The Prospect Heights Neighborhood Development Council

End systemic police violence now
Posted: June 6, 2020 - 10:53am

Our country’s legacy of racial oppression has left us with governments whose law enforcement officers all too often single out people of color for mistreatment, abuse and violence. A democratic society cannot accept this condition, which is deeply offensive to communities whose strength comes from their diversity. Many voices are now raised calling for fundamental change to end this longstanding injustice. We stand with them.

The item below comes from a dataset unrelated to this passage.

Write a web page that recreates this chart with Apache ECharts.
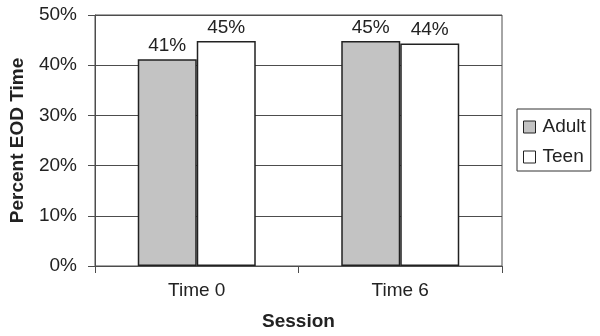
<!DOCTYPE html>
<html>
<head>
<meta charset="utf-8">
<script src="https://cdn.jsdelivr.net/npm/echarts@6/dist/echarts.min.js"></script>
<style>
  html, body { margin: 0; padding: 0; background: #fff; }
  #chart { width: 600px; height: 336px; }
</style>
</head>
<body>
<div id="chart"></div>
<script>
// data
const sessions = ['Time 0', 'Time 6'];
const adultValues = [41.2, 44.8];
const teenValues = [44.8, 44.3];
const yTicks = [0, 10, 20, 30, 40, 50];

const FONT = '"Liberation Sans", Arial, sans-serif';
const LINE = '#4d4d4d';
const TEXT = '#222';
const FS = 19;

const chart = echarts.init(document.getElementById('chart'));

const labelOpt = {
    show: true,
    position: 'top',
    distance: 4,
    color: TEXT,
    fontFamily: FONT,
    fontSize: FS,
    formatter: (p) => Math.round(p.value) + '%',
};

chart.setOption({
    backgroundColor: '#fff',
    animation: false,
    textStyle: { fontFamily: FONT },
    grid: {
        left: 93, right: 98, top: 15, bottom: 70,
        show: true,
        borderColor: LINE,
        borderWidth: 1,
    },
    legend: {
        orient: 'vertical',
        left: 517,
        top: 109,
        itemWidth: 12,
        itemHeight: 12,
        itemGap: 10,
        padding: [8, 5, 4, 6],
        borderColor: '#333',
        borderWidth: 1,
        icon: 'rect',
        textStyle: { fontFamily: FONT, fontSize: FS, lineHeight: 20, color: TEXT, padding: [0, 0, 0, 2] },
        data: [
            { name: 'Adult', itemStyle: { color: '#c3c3c3', borderColor: TEXT, borderWidth: 1 } },
            { name: 'Teen', itemStyle: { color: '#fff', borderColor: TEXT, borderWidth: 1 } },
        ],
    },
    xAxis: {
        type: 'category',
        data: sessions,
        name: 'Session',
        nameLocation: 'middle',
        nameGap: 46,
        nameTextStyle: { fontFamily: FONT, fontSize: FS, fontWeight: 'bold', color: TEXT },
        axisLine: { lineStyle: { color: LINE, width: 1 } },
        axisTick: { show: true, length: 7, lineStyle: { color: LINE } },
        axisLabel: { color: TEXT, fontSize: FS, fontFamily: FONT, margin: 15 },
    },
    yAxis: {
        type: 'value',
        min: yTicks[0],
        max: yTicks[yTicks.length - 1],
        interval: 10,
        name: 'Percent EOD Time',
        nameLocation: 'middle',
        nameGap: 68,
        nameTextStyle: { fontFamily: FONT, fontSize: FS, fontWeight: 'bold', color: TEXT },
        axisLine: { show: true, lineStyle: { color: LINE, width: 1 } },
        axisTick: { show: true, length: 7, lineStyle: { color: LINE } },
        axisLabel: { color: TEXT, fontSize: FS, fontFamily: FONT, margin: 18, formatter: '{value}%' },
        splitLine: { lineStyle: { color: LINE, width: 1 } },
    },
    series: [
        {
            name: 'Adult',
            type: 'bar',
            data: adultValues,
            barWidth: 59,
            barGap: '0%',
            itemStyle: { color: '#c3c3c3', borderColor: TEXT, borderWidth: 1.5 },
            label: labelOpt,
        },
        {
            name: 'Teen',
            type: 'bar',
            data: teenValues,
            barWidth: 59,
            itemStyle: { color: '#fff', borderColor: TEXT, borderWidth: 1.5 },
            label: labelOpt,
        },
    ],
});
</script>
</body>
</html>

Gathering places of Prospect Heights— Flatbush Avenue, Atlantic Avenue, Barclays Center, the Brooklyn Museum, and Grand Army Plaza—have become synonymous with the recent protests against police brutality following the murder of George Floyd. We welcome peaceful demonstrators of conscience in our community. They exercise their Constitutional right to freedom of speech, and they should receive the respect and compassion of our police. Instead, we have been sickened to see our streets become the scenes of attacks by officers of the NYPD against unarmed protesters that should never happen in the New York City of 2020.

As public outrage at police violence finds an outlet in continuing and justified demonstrations, the risk of a terrible tragedy unfolding on our neighborhood’s streets must be addressed at once. We call on Governor Cuomo, Mayor de Blasio, Police Commissioner Shea, the New York State legislature and the New York City Council to take all action necessary to prevent further injury to those who assemble here and around the city seeking long overdue reforms. New York State’s police secrecy law, Section 50-a, which hides police misconduct and abuse records from the public and allows repeat offenders to stay on the job, must be repealed. We support New York State Attorney General James’ efforts to hold accountable officers who have engaged in misconduct during protests thus far. We urge persons with evidence of their actions to share it with the Attorney General’s office.

The NYPD’s budget has steadily increased during the de Blasio administration. As the City contemplates reduced revenues in the wake of the coronavirus lockdown, we urge the Mayor and the City Council to take this opportunity to lower the cost of policing in New York City by finding creative ways to reduce the role of police in city life while maintaining vital public services like education and community development.

We do not choose racism. We do not choose police violence. We certainly do not choose a pandemic that has cost lives and livelihoods in our community, and brought our country to its knees. But we also have no choice other than to overcome them all together through commitment to our values, trust and respect for each other, and accountability from those who represent and serve us.